As a board member of an organization that honors people contributing to tennis, now is the perfect opportunity to recognize the achievements of Williams and Price. Sister Katrina, you are in this position for a time like this. In my prior letter to you, I wrote, “As the first African American to head the USTA, you have two responsibilities, i.e. a dejure responsibility and a de facto responsibility. Your de jure responsibilities include but are not limited to communicating the USTA vision, overseeing the USTA operations, advising the Board, and engaging with corporate sponsors. However, your de facto responsibility, which is not spelt out in your contract of employment, is your duty to the people of colour in a predominately white organization and predominately white sports.” This dual responsibility remains today regarding your roles as a Board member of the ITHOF and Chairperson of the International Tennis Hall of Fame’s Enshrinee Nominating Committee. You could use your de facto responsibility to make the case for Williams and Price’s inclusion into the Hall of Fame.

I appreciate that you are only one member of a larger board, but there is nothing to fear except fear itself. When groupthink is entrenched in an institution and a sport that has yet to shake off its legacy of racism, it calls on people like you to break the mould.
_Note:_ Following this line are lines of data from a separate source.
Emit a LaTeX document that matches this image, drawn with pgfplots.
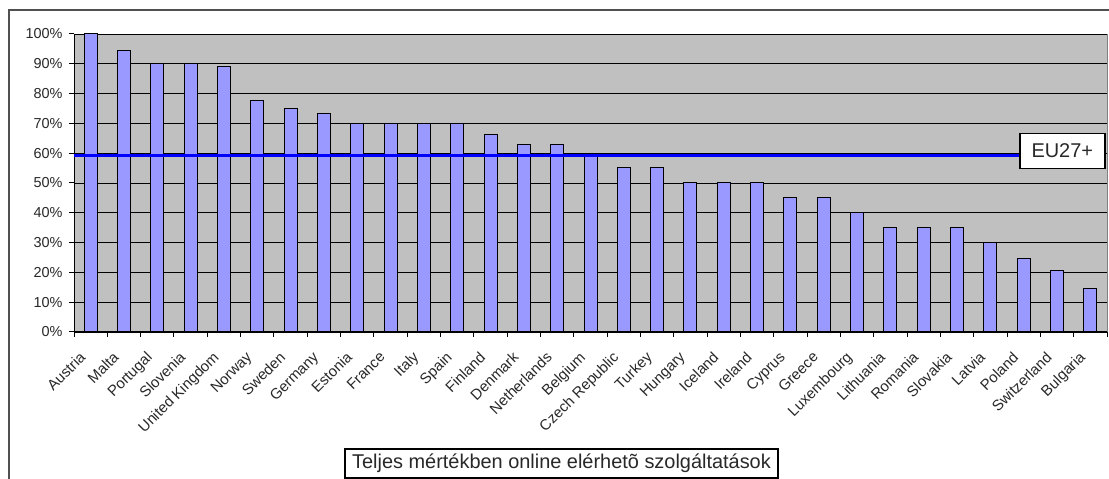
\documentclass[border=0pt]{standalone}
\usepackage{pgfplots}
\pgfplotsset{compat=1.18}
\usepackage{fontspec}
\setmainfont{Liberation Sans}
\definecolor{barblue}{RGB}{153,153,255}
\definecolor{plotgray}{RGB}{192,192,192}
\definecolor{framegray}{RGB}{80,80,80}
\definecolor{txt}{RGB}{40,40,40}
\begin{document}
\begin{tikzpicture}[x=1bp,y=1bp]
\path[use as bounding box] (0,0) rectangle (1109,479);
\draw[framegray, line width=2bp] (9,-2) -- (9,469) -- (1111,469);
\begin{axis}[
  at={(74bp,147bp)}, anchor=south west,
  width=1033bp, height=298bp, scale only axis,
  xmin=-0.5, xmax=30.5, ymin=0, ymax=100,
  axis background/.style={fill=plotgray},
  axis x line*=bottom, axis y line*=left,
  axis line style={black, line width=1bp},
  ymajorgrids, major grid style={black, line width=0.9bp},
  ytick={0,10,...,100},
  yticklabels={0\%,10\%,20\%,30\%,40\%,50\%,60\%,70\%,80\%,90\%,100\%},
  yticklabel style={font=\fontsize{14.5}{14.5}\selectfont, text=txt, xshift=-3bp},
  xtick={0,...,30},
  xticklabels={Austria,Malta,Portugal,Slovenia,United Kingdom,Norway,Sweden,Germany,Estonia,France,Italy,Spain,Finland,Denmark,Netherlands,Belgium,Czech Republic,Turkey,Hungary,Iceland,Ireland,Cyprus,Greece,Luxembourg,Lithuania,Romania,Slovakia,Latvia,Poland,Switzerland,Bulgaria},
  xticklabel style={rotate=45, anchor=north east, font=\fontsize{15}{15}\selectfont, text=txt, inner sep=1bp, xshift=-17bp, yshift=0bp},
  minor xtick={-0.5,0.5,...,30.5},
  major x tick style={draw=none},
  tick align=outside, major tick length=5bp, minor tick length=5bp,
  tick style={black, line width=1bp},
  clip=false,
]
\addplot[ybar, bar width=0.39, fill=barblue, draw=black, line width=1bp] coordinates {
(0,100) (1,94.5) (2,90) (3,90) (4,89) (5,77.7) (6,75) (7,73.3) (8,70) (9,70)
(10,70) (11,70) (12,66.3) (13,63) (14,63) (15,59.5) (16,55.3) (17,55.3) (18,50) (19,50)
(20,50) (21,45) (22,45) (23,40) (24,35) (25,35) (26,35) (27,30) (28,24.6) (29,20.8) (30,14.7)
};
\addplot[color={rgb,255:red,0;green,0;blue,255}, line width=3.5bp] coordinates {(-0.5,59.3) (27.86,59.3)};
\draw[gray, line width=1bp] (rel axis cs:1,0) -- (rel axis cs:1,1);
\node[draw=black, line width=1.5bp, fill=white, anchor=west, minimum width=85bp, minimum height=35bp, inner sep=0pt, font=\fontsize{20}{20}\selectfont, text=txt] at (axis cs:27.86,60.7) {EU27+};
\end{axis}
\node[draw=black, line width=2bp, fill=white, minimum width=433bp, minimum height=29bp, inner sep=0pt, font=\fontsize{20}{20}\selectfont, text=txt] at (561.5,15.5) {Teljes mértékben online elérhetõ szolgáltatások};
\end{tikzpicture}
\end{document}
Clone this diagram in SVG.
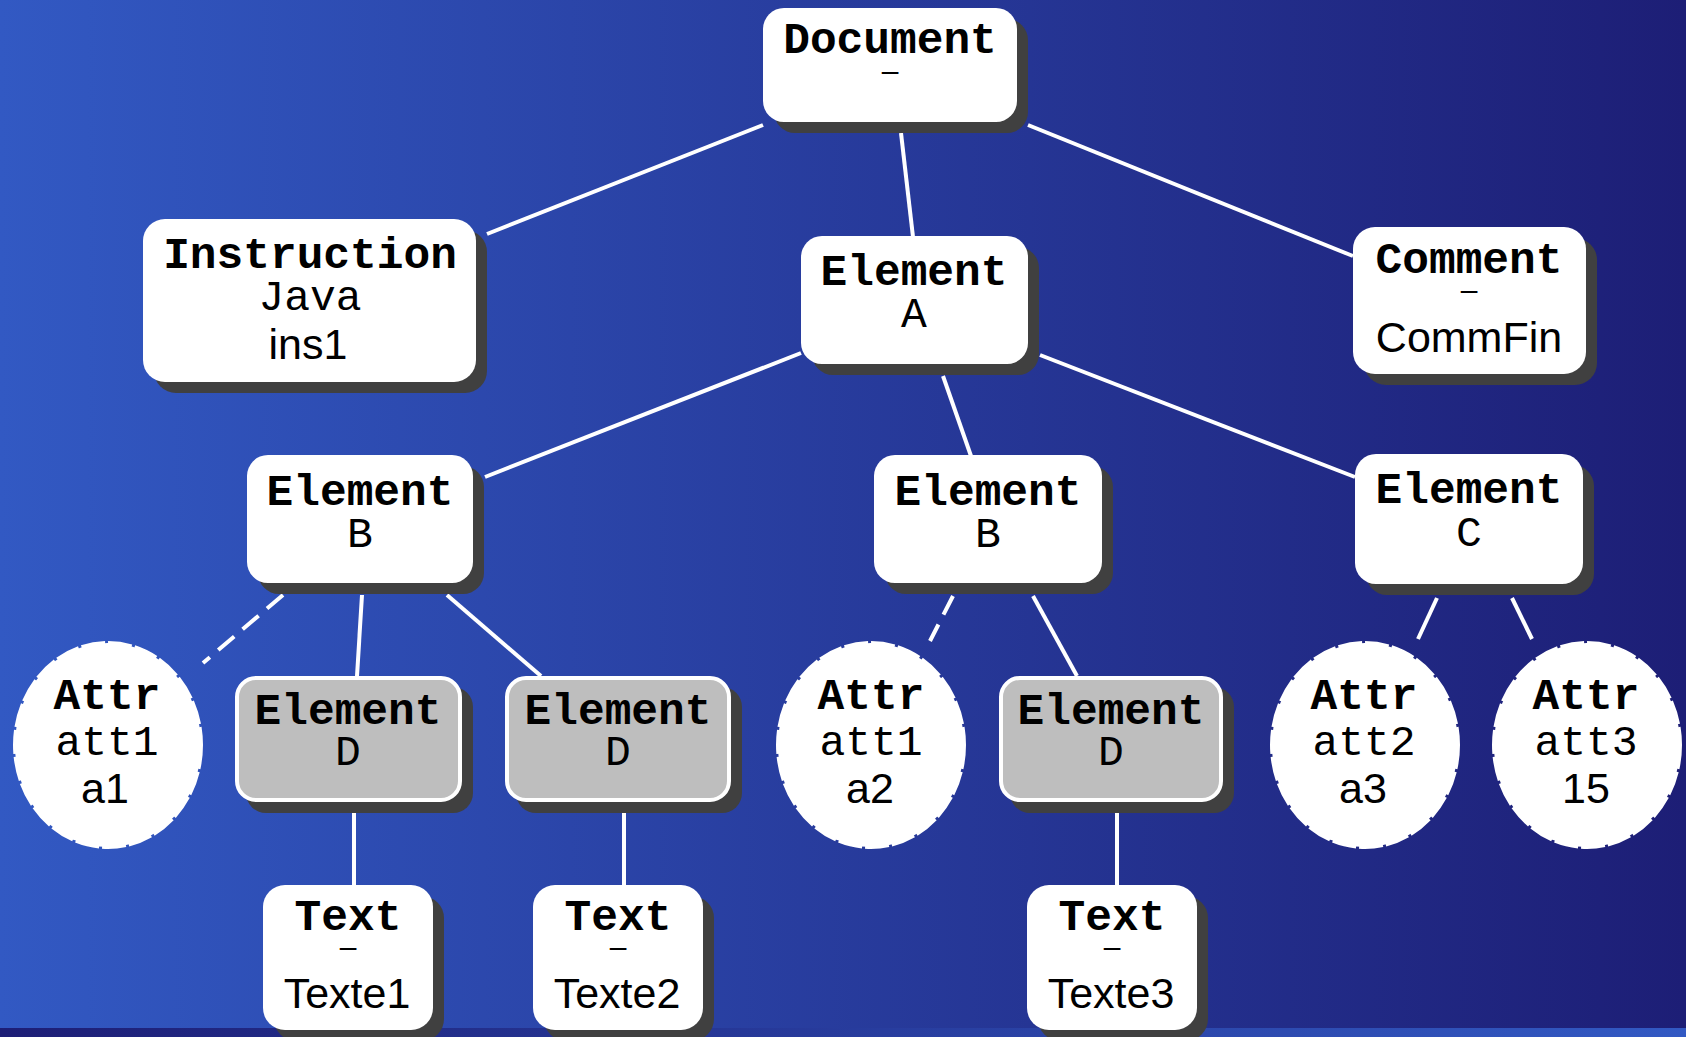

I urge you to be bold; after all, did you not make Forbes Magazine’s Most Powerful Women in Sports List? Sister Katrina, you are uniquely positioned to be the lone black voice of one crying in the wilderness: “Justice delayed for Williams and Price is justice denied.” You could also remind your colleagues not to let history repeat itself, as was the case for Dr. Robert Johnson, the godfather of black tennis and the only black contributor in the Hall of Fame. You could remind them that the ITHOF delayed Dr Robert Johnson’s induction by almost 40 years after he died in 1971 instead of honouring him when he was alive. If your colleagues accuse you of being conflicted, you could tell them you are not related to Williams and Price and that if things are based solely on merit, they should have been inducted years ago.

However, Sister Katrina, I am concerned that you may take the path of least resistance by not putting pressure on your colleagues. I say this because, during the On The Line: The Richard Williams Story premiere at the Tribeca Festival, which took place at the SVA Theater, you claimed that we did not nominate Richard Williams and Oracene Price because their nomination was not approved. This is shocking, especially as details of our nomination are available in the public domain, and we even wrote a petition on the back of the nomination (which you told the media that you saw). I find it strange that, on the one hand, you sing Williams and Price’s praise while, on the other, you justify why they are not in the Hall of Fame. It would be much appreciated if you could explain why you think that Williams and Price were not nominated or why the nomination was not approved. You could also shed some light on why the goalpost keeps being shifted anytime we submit a nomination for Williams and Price.

Sister Katrina, I implore you to see your elevation to the summit of tennis aristocracy as a commission to right a long-standing wrong against our people. In your book, Own the Arena, you wrote about making a difference — now is the time to be true to what thine has written on paper by doing the right thing. As I wrap up, how do you want historians to record your tenure as a Board member of the ITHOF and Chairperson of the Enshrinee Nominating Committee? Would you like to be seen as the woman who used her influence to finally honor Richard Williams and Oracene Price, or would you like to be seen as a token who used her influence to justify the status quo and exclude Williams and Price from the Hall of Fame?